>> start Working data
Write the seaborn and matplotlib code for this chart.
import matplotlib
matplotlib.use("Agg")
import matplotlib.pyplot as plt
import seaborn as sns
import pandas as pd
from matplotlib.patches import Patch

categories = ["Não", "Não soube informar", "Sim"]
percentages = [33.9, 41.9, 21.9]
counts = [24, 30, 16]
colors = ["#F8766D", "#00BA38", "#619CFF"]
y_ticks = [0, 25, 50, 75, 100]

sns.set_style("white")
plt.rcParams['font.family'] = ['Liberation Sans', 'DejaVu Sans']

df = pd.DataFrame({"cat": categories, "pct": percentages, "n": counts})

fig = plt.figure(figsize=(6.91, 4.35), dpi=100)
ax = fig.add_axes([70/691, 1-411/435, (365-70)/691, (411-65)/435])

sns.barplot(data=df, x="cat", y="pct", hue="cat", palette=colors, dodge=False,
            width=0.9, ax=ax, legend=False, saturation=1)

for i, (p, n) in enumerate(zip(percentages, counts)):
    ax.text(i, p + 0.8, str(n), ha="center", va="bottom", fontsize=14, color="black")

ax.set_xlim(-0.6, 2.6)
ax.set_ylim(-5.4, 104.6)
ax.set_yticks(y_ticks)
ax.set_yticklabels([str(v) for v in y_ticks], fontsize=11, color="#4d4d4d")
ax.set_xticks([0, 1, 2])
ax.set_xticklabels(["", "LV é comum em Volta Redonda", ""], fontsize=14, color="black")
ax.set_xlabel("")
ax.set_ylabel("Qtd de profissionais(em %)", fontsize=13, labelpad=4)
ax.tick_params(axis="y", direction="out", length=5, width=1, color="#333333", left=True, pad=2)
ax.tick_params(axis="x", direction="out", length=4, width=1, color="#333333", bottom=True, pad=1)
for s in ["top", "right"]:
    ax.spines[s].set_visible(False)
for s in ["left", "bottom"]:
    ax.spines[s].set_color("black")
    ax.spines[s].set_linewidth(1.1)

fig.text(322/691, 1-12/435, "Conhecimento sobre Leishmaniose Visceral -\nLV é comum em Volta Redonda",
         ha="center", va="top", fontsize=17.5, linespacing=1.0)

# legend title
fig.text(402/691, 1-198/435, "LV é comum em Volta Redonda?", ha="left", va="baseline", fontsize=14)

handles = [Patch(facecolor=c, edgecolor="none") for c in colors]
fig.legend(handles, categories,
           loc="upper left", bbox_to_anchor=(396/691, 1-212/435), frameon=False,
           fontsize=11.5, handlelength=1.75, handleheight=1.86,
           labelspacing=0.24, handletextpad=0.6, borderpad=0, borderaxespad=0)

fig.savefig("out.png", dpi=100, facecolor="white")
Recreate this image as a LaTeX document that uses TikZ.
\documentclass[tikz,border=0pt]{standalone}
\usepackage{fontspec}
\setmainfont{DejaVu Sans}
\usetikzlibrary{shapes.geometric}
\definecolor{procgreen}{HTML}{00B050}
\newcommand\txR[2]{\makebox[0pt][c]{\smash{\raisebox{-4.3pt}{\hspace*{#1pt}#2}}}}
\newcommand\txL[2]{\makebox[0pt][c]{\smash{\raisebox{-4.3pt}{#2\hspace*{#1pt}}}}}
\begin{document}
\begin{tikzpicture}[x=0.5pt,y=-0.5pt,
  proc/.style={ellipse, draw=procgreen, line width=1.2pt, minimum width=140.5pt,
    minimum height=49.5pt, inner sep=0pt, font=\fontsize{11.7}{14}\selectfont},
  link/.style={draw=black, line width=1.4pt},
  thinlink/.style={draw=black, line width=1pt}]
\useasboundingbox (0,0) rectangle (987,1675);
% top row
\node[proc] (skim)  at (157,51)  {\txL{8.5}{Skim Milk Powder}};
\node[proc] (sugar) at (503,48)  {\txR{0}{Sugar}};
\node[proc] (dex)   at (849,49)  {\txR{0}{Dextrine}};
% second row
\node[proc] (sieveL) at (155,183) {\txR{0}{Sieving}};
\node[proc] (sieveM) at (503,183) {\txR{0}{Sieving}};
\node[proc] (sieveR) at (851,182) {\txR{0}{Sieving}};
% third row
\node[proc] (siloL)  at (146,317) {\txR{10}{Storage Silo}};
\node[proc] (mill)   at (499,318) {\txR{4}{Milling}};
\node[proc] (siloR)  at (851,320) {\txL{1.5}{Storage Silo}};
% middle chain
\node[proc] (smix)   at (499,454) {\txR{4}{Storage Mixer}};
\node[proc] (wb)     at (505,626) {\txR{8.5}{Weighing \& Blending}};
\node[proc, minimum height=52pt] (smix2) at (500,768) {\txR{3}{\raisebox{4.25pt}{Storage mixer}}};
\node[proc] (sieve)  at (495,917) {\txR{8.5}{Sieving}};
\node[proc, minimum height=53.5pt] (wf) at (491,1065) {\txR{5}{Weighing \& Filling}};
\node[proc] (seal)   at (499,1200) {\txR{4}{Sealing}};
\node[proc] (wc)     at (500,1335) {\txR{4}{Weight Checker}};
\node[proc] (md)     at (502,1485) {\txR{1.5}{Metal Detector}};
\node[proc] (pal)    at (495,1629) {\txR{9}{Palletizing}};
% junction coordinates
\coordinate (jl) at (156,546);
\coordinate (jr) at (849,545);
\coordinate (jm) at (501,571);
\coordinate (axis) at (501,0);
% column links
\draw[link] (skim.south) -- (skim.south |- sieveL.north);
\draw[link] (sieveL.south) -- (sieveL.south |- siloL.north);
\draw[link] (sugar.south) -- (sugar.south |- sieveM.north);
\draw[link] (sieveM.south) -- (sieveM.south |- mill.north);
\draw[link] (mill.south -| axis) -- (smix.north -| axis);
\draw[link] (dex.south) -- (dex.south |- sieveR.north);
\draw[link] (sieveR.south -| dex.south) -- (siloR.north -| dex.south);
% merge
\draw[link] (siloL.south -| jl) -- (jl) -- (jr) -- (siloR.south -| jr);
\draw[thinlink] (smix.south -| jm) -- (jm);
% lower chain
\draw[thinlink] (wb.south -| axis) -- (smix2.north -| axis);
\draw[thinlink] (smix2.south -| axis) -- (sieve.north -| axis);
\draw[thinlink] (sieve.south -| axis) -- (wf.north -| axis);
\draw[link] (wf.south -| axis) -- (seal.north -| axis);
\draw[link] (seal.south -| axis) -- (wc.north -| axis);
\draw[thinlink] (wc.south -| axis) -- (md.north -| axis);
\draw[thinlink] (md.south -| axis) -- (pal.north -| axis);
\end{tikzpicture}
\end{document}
>> end Working data
>> start Working data
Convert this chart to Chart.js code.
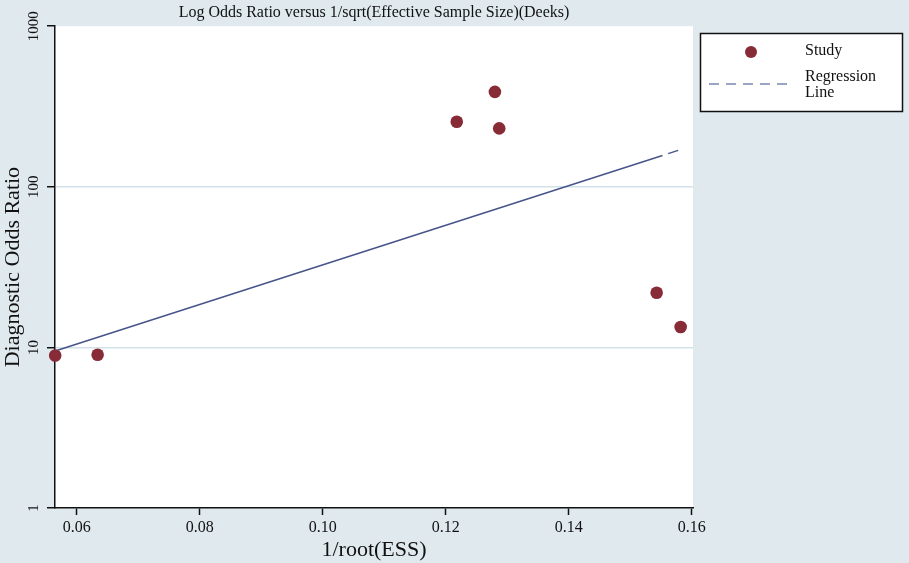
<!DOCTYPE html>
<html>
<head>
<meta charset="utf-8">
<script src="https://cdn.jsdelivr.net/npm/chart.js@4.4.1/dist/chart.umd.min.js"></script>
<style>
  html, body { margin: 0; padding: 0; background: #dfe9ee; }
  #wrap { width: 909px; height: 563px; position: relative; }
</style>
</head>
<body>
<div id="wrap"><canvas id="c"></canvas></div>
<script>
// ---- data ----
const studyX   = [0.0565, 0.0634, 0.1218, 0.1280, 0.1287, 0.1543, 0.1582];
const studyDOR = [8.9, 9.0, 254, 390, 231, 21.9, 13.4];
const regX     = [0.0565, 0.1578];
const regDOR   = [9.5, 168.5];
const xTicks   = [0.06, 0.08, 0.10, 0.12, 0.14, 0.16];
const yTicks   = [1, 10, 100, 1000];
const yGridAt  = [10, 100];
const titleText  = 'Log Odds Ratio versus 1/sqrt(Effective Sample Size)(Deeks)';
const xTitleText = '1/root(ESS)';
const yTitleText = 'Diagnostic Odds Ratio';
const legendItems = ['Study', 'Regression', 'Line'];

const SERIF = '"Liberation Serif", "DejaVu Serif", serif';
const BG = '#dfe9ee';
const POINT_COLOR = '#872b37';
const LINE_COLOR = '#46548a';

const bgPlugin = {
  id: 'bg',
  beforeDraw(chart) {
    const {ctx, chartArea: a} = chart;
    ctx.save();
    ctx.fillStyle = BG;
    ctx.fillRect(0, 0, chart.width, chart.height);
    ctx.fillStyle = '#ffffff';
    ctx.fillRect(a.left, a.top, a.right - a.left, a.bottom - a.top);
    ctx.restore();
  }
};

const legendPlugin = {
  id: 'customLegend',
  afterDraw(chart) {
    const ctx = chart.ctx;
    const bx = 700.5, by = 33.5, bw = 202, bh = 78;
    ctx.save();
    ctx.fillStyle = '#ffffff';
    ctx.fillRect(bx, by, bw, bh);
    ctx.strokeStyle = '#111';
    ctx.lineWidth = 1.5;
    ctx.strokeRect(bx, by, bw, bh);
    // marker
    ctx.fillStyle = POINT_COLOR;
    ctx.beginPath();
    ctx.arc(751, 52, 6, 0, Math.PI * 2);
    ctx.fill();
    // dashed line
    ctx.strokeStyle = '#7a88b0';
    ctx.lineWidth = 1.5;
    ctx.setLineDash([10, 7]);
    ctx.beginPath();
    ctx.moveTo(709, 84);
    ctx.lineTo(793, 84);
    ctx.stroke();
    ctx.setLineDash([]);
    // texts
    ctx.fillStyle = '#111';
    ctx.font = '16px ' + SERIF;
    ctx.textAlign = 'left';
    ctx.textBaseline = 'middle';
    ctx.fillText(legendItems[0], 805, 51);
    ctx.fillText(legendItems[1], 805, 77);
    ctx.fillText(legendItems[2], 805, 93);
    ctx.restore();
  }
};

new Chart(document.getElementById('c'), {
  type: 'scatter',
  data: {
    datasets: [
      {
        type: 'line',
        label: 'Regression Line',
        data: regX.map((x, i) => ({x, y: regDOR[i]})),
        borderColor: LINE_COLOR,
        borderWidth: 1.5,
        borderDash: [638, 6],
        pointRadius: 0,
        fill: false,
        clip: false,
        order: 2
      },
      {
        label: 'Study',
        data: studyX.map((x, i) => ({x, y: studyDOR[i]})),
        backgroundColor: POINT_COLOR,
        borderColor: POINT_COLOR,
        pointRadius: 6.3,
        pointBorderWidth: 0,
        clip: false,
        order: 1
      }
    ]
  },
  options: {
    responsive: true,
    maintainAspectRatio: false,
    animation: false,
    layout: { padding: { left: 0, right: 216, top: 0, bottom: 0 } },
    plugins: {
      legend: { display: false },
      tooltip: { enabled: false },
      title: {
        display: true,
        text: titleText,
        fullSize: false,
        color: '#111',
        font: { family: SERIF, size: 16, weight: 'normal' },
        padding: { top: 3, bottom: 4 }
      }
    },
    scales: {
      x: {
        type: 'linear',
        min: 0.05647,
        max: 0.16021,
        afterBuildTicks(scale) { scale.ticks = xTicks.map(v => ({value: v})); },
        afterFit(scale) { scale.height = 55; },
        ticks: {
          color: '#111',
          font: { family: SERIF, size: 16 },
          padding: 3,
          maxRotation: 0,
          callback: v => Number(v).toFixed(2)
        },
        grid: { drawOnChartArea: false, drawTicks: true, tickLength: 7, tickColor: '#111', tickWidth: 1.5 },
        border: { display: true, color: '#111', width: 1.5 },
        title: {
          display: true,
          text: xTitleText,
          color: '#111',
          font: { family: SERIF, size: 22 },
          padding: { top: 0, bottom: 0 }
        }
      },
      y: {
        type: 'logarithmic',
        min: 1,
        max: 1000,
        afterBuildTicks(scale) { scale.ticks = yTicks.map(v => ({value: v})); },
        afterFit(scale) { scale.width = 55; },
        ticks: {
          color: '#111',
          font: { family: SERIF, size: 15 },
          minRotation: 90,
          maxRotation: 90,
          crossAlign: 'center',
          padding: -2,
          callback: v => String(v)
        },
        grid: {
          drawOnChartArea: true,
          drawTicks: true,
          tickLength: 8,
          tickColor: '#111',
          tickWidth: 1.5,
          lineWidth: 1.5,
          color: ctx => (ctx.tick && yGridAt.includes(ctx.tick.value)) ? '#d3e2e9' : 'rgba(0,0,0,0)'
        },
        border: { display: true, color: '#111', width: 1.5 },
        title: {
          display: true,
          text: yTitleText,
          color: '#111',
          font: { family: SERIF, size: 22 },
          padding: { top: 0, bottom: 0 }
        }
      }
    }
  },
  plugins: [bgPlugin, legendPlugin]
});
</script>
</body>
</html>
>> end Working data
## Task to carry out
Beginning with the line above that contains "Convert this chart to Chart.js code." and ending with the line that contains "const legendItems = ['Study', 'Regression', 'Line'];", quote each line exactly, keeping out the pictures.

## The result
Convert this chart to Chart.js code.
<!DOCTYPE html>
<html>
<head>
<meta charset="utf-8">
<script src="https://cdn.jsdelivr.net/npm/chart.js@4.4.1/dist/chart.umd.min.js"></script>
<style>
  html, body { margin: 0; padding: 0; background: #dfe9ee; }
  #wrap { width: 909px; height: 563px; position: relative; }
</style>
</head>
<body>
<div id="wrap"><canvas id="c"></canvas></div>
<script>
// ---- data ----
const studyX   = [0.0565, 0.0634, 0.1218, 0.1280, 0.1287, 0.1543, 0.1582];
const studyDOR = [8.9, 9.0, 254, 390, 231, 21.9, 13.4];
const regX     = [0.0565, 0.1578];
const regDOR   = [9.5, 168.5];
const xTicks   = [0.06, 0.08, 0.10, 0.12, 0.14, 0.16];
const yTicks   = [1, 10, 100, 1000];
const yGridAt  = [10, 100];
const titleText  = 'Log Odds Ratio versus 1/sqrt(Effective Sample Size)(Deeks)';
const xTitleText = '1/root(ESS)';
const yTitleText = 'Diagnostic Odds Ratio';
const legendItems = ['Study', 'Regression', 'Line'];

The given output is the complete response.